Better options exist. After the Federal Reserve held interest rates steady in April and plans to keep them there for now, savers can seek high-rate accounts without fear of quick drops. For a $15,000 deposit, three stand out: certificate of deposit accounts, high-yield savings accounts and money market accounts. All offer rates far above traditional savings.

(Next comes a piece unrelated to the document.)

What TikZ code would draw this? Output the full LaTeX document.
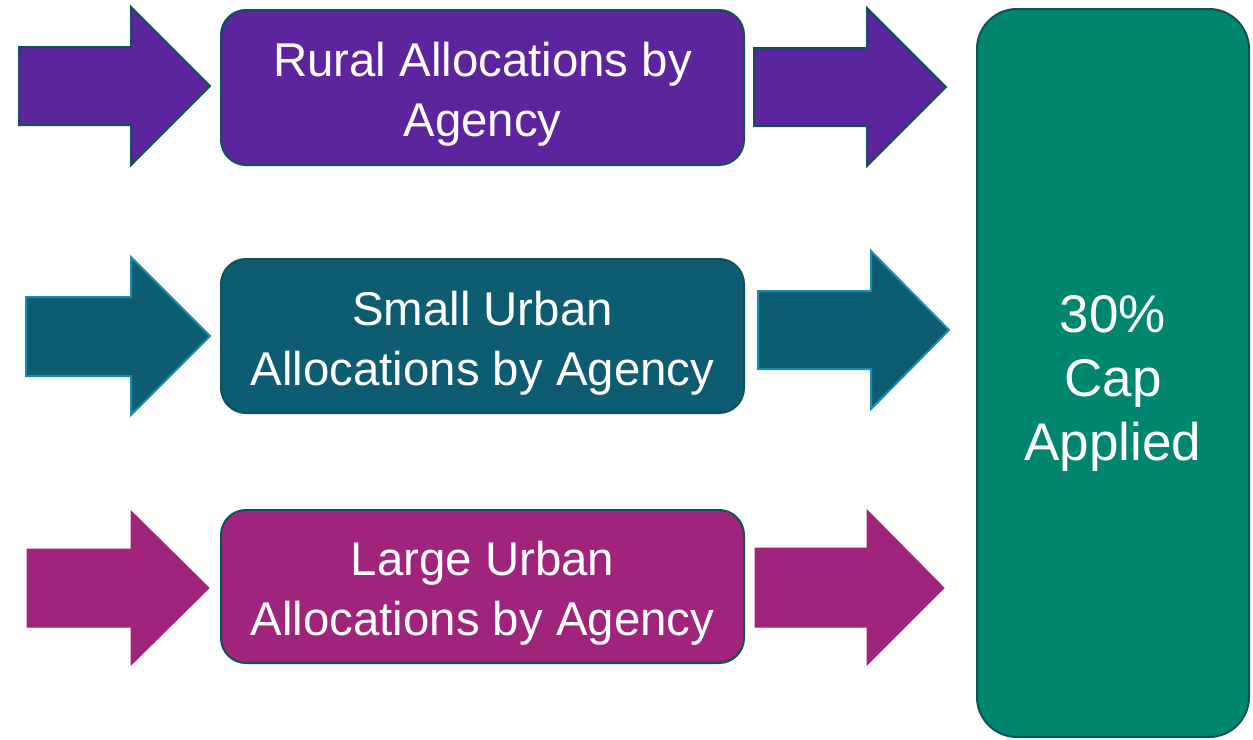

High-yield savings and money market accounts carry variable rates tied to market conditions. CDs lock in fixed rates until maturity. Projections over nine months, assuming no rate changes and no penalties, show these earnings:
For three months:
$15,000 3-month CD at 3.90%: $144.16
$15,000 high-yield savings account at 4.03%: $148.89
$15,000 money market account at 3.90%: $144.16
The high-yield savings account wins.
For six months:
$15,000 6-month CD at 4.10%: $304.41
$15,000 high-yield savings account at 4.03%: $299.26
$15,000 money market account at 3.90%: $289.70
The CD account leads.
For nine months:
$15,000 9-month CD at 4.05%: $453.36
$15,000 high-yield savings account at 4.03%: $451.13
$15,000 money market account at 3.90%: $436.65
The CD account leads again.
CDs prove more profitable in two of three cases, with guaranteed returns unlike the variables. Rate shifts could make CDs the top choice across all terms. Savers should deposit only what they can leave untouched, as early CD withdrawals trigger penalties that erase interest.
Deposits into these accounts now yield $148 to $455 over nine months, triple the traditional account's $57 and accessible three months sooner. Rates remain high, so savers can compare all three or split funds.